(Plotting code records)
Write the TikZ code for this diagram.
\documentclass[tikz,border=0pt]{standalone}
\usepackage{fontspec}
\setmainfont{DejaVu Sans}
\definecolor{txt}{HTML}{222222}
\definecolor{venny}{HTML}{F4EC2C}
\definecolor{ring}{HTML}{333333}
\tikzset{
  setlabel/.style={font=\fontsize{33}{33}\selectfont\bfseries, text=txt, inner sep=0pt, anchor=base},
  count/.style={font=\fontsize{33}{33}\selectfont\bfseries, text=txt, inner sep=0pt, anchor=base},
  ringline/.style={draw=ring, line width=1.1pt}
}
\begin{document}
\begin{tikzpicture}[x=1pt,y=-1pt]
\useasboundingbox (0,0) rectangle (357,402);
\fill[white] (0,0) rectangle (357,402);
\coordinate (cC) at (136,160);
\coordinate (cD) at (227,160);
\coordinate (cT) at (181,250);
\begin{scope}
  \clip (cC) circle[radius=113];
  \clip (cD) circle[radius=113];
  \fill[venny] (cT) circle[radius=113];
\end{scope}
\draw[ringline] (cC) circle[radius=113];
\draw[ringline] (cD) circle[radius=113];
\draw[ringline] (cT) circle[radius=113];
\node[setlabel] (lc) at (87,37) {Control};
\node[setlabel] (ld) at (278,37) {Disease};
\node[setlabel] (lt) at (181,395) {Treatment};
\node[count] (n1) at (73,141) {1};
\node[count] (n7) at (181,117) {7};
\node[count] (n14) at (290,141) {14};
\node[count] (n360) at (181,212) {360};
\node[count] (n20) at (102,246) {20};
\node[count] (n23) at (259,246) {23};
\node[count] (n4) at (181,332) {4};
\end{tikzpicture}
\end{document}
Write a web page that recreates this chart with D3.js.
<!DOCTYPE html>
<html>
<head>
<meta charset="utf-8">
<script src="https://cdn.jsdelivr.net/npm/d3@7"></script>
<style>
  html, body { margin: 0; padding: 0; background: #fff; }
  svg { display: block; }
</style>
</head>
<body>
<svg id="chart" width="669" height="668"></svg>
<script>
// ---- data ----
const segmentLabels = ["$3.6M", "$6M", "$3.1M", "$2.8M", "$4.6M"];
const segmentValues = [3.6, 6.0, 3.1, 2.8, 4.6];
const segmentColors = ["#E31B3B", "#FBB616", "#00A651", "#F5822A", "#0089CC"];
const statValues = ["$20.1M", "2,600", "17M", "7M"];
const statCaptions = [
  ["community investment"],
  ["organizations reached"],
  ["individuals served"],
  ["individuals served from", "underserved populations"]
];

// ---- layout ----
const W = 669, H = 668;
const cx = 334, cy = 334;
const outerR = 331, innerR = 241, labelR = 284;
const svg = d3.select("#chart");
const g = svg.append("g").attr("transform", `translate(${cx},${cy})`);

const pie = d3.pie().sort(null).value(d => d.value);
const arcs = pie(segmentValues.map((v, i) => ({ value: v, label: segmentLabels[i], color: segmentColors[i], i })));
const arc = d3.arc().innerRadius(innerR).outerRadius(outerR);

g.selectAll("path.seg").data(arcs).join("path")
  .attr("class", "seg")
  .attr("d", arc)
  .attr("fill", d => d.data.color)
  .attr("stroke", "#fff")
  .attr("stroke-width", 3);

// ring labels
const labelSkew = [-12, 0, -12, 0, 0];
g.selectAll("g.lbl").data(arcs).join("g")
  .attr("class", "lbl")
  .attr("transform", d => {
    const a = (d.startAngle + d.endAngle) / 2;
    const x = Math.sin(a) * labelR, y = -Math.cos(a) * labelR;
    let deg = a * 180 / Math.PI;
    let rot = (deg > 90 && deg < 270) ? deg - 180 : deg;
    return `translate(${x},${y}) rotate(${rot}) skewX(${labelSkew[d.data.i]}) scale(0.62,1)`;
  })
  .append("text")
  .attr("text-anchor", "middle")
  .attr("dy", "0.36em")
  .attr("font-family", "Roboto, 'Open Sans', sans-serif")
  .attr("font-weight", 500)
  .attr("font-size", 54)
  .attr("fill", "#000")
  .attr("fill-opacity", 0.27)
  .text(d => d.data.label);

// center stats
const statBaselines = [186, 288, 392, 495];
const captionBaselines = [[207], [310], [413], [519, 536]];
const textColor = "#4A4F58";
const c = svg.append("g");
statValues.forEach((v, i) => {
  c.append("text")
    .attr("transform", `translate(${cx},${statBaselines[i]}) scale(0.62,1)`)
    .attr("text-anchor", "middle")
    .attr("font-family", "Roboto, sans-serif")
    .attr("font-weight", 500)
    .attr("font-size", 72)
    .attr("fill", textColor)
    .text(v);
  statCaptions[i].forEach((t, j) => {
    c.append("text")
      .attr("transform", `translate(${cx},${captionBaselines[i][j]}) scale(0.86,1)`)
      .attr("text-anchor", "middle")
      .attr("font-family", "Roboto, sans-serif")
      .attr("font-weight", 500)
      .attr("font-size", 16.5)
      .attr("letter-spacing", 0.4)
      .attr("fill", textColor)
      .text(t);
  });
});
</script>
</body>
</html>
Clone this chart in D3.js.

**Work to be completed**
Copy all lines from the material that include "chart".

**Answer in full**
Write a web page that recreates this chart with D3.js.
<svg id="chart" width="669" height="668"></svg>
const svg = d3.select("#chart");
Clone this chart in D3.js.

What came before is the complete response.